The green area on Diasend is 4.0 - 8.0 mmol/L or about 70 to 145 mg/dl. I do not eat low carb, but I do pre-bolus for meals (usually 30-45 minutes), eat moderate to low GI meals, and try to limit meals to about 30 grams of carbohydrates. I also try to pre-empt highs and lows by treating or correcting before my blood sugar crosses the alert limit and by using temporary basal rates if I think I might go high or low from exercising or stress. All days I ate the same meals and was at work (except for today, Saturday), so my schedule was identical.
Wednesday was a pretty usual day for me. The spike after breakfast was from not pre-bolusing and the evening highs were from snacking, but the rest of the day was good.
Another regular day on Thursday, except that I had a larger than usual spike after dinner that required a correction to come down into range. In hindsight, this was my first clue that my insulin sensitivity had changed, but I don’t make drastic changes after just one high, so I brushed it off at the time as a fluke.
On Friday, I rose overnight and woke up to my Dexcom alarm at 4:00 AM to take a correction bolus. Another clue that my insulin sensitivity had changed. And then I spiked after breakfast, despite adding a unit extra (trying to prevent a spike when I don’t have a lot of time to pre-bolus in the morning), and had to correct twice more during the morning to get back into range at lunch. At that point I increased all my basal rates by 0.1 u/hr. But it continued in the afternoon: spiking after lunch and needing multiple corrections to get back into range for dinner, including completely overriding my pump’s IOB tracking. At dinner I again had a big spike and had to correct multiple times. At bedtime I was still not down into range, even with a site change, so decided that it must be hormones. I increased all my basal rates by 0.1 u/hr again and also (from prior experience) adjusted my insulin to carb ratio from 1:10 to 1:8 and my insulin sensitivity factor from 2.0 mmol/L to 1.5 mmol/L. I did a final correction before bed using these new settings.

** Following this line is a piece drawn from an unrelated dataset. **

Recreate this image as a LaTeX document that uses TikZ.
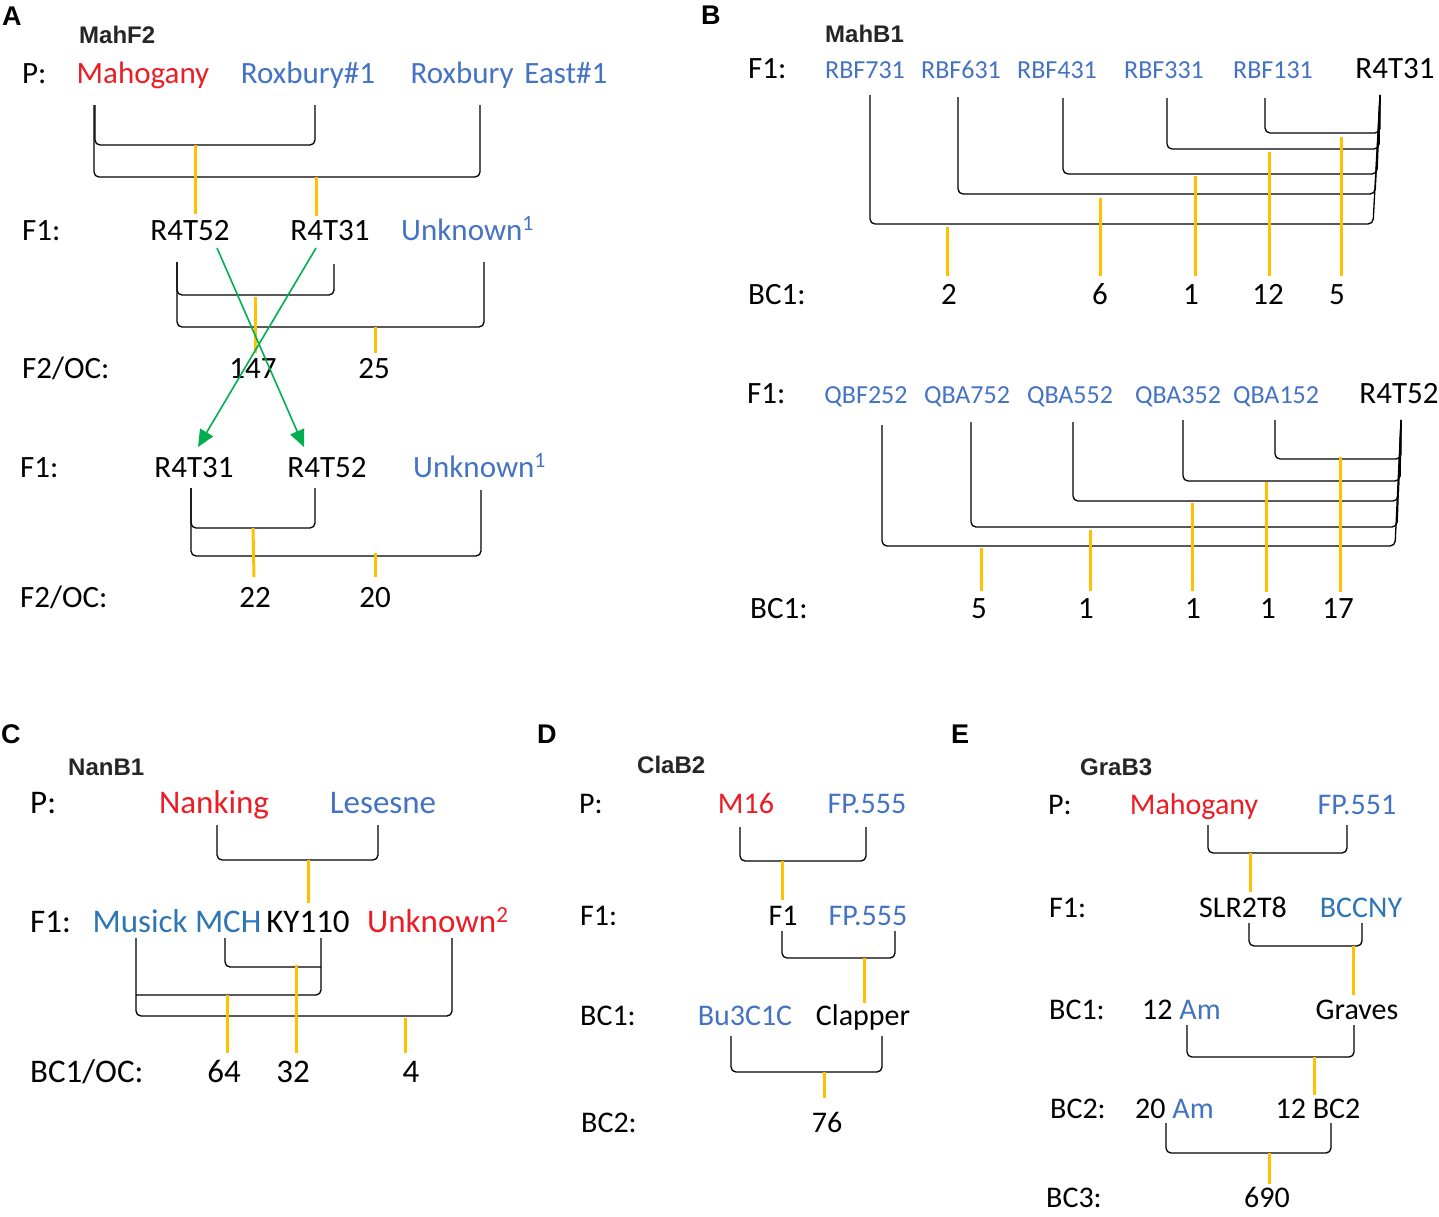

This morning I woke up to find that I’d had a great overnight period. Alwyas a good sign. Breakfast went as expected. Although the day isn’t over, I suspect the rest of the day will be as expected. But I’ll be prepared for the need to bump settings up probably twice more over the next week or two, and after that will be on the lookout for the need to quickly lower everything back down.
In all, I raised my total daily insulin dose by about 10 units over the course of one day, between the basal changes and the changes to pump settings. My total daily dose is about 40 units at its low end amd about 65 units at its high end, so it’s a change of more than 50% throughout the month. Incidentally, as I’m writing this my Dexcom is again trending upward without having eaten anything, which makes me think I may be increasing my basal rate another notch depending on how lunch and the rest of the day goes.